Personal information
- Full name: Sameen Gul Afridi
- Born: 4 February 1999 (age 27) Jamrud, Khyber Pakhtunkhwa, Pakistan
- Height: 6 ft 3 in (191 cm)
- Batting: Right-handed
- Bowling: Right-arm Medium
- Role: Bowler

Domestic team information
- 2018-2019: Peshawar Zalmi (squad no. 14)
- 2023-Present: Multan Sultans
- Source: Cricinfo, 24 November 2017

= Sameen Gul =

Pakistani cricketer (born 1999)

Sameen Gul Afridi (born 4 February 1999) is a Pakistani cricketer who plays for United Bank Limited.

== Domestic career ==
He made his first-class debut on 30 November 2015 in the 2015–16 Quaid-e-Azam Trophy. In December 2015 he was named in Pakistan's squad for the 2016 Under-19 Cricket World Cup, where Pakistan reached the quarter-finals. He made his List A debut on 20 April 2016 for Khyber Pakhtunkhwa in the 2016 Pakistan Cup. He made his Twenty20 debut on 9 September 2016 for Federally Administered Tribal Areas in the 2016–17 National T20 Cup.

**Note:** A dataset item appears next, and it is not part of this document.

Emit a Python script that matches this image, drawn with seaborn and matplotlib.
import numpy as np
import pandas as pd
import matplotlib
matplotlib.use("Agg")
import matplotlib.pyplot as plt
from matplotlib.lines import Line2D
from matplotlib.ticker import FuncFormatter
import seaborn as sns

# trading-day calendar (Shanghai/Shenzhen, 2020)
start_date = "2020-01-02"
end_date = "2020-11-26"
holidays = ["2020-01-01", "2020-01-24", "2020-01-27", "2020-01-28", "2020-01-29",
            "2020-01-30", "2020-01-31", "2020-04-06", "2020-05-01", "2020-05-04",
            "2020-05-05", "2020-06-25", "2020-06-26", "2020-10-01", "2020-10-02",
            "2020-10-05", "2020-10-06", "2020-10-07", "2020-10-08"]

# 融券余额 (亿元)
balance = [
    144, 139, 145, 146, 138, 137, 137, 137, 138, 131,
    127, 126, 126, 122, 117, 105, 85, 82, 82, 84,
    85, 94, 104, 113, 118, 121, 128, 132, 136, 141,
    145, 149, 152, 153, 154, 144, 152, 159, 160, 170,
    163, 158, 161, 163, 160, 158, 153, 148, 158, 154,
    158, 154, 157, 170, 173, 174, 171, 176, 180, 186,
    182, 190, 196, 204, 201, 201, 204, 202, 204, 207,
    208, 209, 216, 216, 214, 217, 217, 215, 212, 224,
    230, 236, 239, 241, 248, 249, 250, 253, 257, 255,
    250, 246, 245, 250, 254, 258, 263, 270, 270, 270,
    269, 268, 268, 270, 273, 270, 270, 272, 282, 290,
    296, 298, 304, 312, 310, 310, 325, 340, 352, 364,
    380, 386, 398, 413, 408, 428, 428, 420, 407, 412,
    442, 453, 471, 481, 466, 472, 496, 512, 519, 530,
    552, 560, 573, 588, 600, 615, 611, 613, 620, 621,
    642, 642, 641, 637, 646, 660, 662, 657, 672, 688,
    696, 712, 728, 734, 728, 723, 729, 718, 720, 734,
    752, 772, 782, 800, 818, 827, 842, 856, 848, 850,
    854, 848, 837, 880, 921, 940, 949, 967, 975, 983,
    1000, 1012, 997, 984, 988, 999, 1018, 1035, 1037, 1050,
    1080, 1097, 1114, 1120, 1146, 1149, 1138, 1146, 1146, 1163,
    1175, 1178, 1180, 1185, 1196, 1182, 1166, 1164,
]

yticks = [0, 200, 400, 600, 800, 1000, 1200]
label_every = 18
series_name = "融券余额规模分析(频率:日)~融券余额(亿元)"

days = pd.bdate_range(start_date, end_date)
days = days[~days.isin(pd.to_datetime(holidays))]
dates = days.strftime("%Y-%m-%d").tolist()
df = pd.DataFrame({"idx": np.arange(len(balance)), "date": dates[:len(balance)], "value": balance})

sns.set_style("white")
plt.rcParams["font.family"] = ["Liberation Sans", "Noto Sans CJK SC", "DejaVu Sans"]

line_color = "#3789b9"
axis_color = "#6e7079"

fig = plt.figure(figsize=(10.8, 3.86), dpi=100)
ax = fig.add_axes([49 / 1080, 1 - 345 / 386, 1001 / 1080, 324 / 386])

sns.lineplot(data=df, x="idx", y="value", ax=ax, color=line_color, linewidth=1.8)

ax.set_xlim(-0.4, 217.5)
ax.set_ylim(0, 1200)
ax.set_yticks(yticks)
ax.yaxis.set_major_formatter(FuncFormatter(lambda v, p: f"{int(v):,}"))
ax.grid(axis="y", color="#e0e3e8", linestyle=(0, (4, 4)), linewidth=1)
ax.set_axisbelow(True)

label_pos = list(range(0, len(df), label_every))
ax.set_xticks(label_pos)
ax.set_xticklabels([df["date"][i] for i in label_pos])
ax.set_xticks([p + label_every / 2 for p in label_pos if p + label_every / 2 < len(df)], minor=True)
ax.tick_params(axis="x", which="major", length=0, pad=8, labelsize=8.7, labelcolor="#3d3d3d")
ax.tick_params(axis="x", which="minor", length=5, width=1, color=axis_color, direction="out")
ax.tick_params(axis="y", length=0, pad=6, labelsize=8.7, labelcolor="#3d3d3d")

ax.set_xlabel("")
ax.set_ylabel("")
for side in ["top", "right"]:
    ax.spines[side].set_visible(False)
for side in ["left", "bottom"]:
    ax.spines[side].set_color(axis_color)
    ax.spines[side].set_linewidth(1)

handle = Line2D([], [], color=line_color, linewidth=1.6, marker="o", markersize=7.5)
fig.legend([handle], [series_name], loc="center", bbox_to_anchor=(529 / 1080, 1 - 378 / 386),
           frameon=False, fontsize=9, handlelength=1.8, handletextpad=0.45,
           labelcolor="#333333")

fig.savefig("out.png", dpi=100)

In April 2018, he was named in Khyber Pakhtunkhwa's squad for the 2018 Pakistan Cup. In December 2018, he was named in Pakistan's team for the 2018 ACC Emerging Teams Asia Cup. In March 2019, he was named in Federal Areas' squad for the 2019 Pakistan Cup.

In September 2019, he was named in Khyber Pakhtunkhwa's squad for the 2019–20 Quaid-e-Azam Trophy tournament.

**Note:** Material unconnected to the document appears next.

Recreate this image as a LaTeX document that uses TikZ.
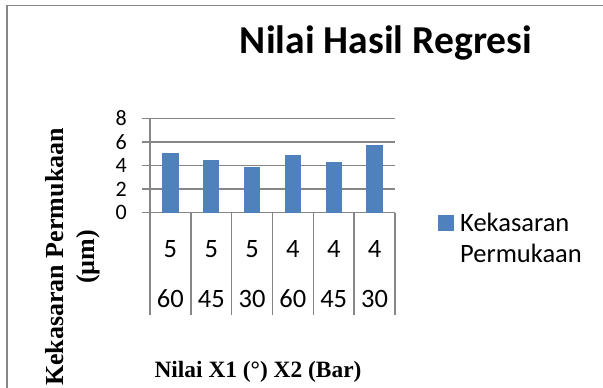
\documentclass[tikz,border=0pt]{standalone}
\usepackage{fontspec}
\setmainfont{Liberation Serif}
\newfontfamily\calibri{Carlito}
\definecolor{barblue}{HTML}{4F81BD}
\definecolor{gridgray}{HTML}{868686}

\begin{document}
\begin{tikzpicture}[x=1pt,y=-1pt,
  grid/.style={draw=gridgray,line width=1.5pt},
  lbl/.style={font=\calibri\fontsize{26.5}{31}\selectfont,inner sep=0pt},
  tick/.style={font=\calibri\fontsize{22}{24}\selectfont,inner sep=0pt,anchor=east}]
  \useasboundingbox (0,0) rectangle (603,388);
  % frame of the chart
  \draw[grid] (603,5.5) -- (7,5.5) -- (7,388);
  \node (title) at (386,53) [anchor=base,inner sep=0pt,font=\calibri\bfseries\fontsize{39.6}{46}\selectfont] {Nilai Hasil Regresi};
  % grid lines and y ticks
  \foreach \v in {0,2,4,6,8} {
    \draw[grid] (141.7,212.7-\v*11.8) -- (395,212.7-\v*11.8);
    \node (y\v) at (127,212.7-\v*11.8) [tick] {\v};
  }
  \draw[grid] (150,118.3) -- (150,212.7);
  % bars
  \foreach \h [count=\i] in {5.08,4.47,3.9,4.89,4.32,5.74}
    \fill[barblue] ({150+(\i-0.5)*40.83-8.2},212.7) rectangle ++(16.4,-\h*11.8);
  % category table
  \foreach \i in {0,...,6}
    \draw[grid] ({150+\i*40.83},212.7) -- ({150+\i*40.83},315);
  \foreach \a/\b [count=\i] in {5/60,5/45,5/30,4/60,4/45,4/30} {
    \node (a\i) at ({150+(\i-0.5)*40.83},249) [lbl] {\a};
    \node (b\i) at ({150+(\i-0.5)*40.83},299) [lbl] {\b};
  }
  % legend
  \fill[barblue] (438,215) rectangle (454,231);
  \node (leg1) at (460,231) [lbl,anchor=base west] {Kekasaran};
  \node (leg2) at (460,262) [lbl,anchor=base west] {Permukaan};
  % axis titles
  \node (xlab) at (258,377) [anchor=base,inner sep=0pt,font=\bfseries\fontsize{23.4}{27}\selectfont] {Nilai X1 (°) X2 (Bar)};
  \node (ylab) at (72.5,257) [rotate=90,align=center,inner sep=0pt,font=\bfseries\fontsize{26}{30.5}\selectfont] {Kekasaran Permukaan\\(µm)};
\end{tikzpicture}
\end{document}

In November 2019, he was named in Pakistan's squad for the 2019 ACC Emerging Teams Asia Cup in Bangladesh, where Pakistan became the champions after defeating Bangladesh by 77 runs in the final. Sameen Gul claimed the first wicket when Pakistan took the field in the final, removing opener and Bangladesh international Soumya Sarkar.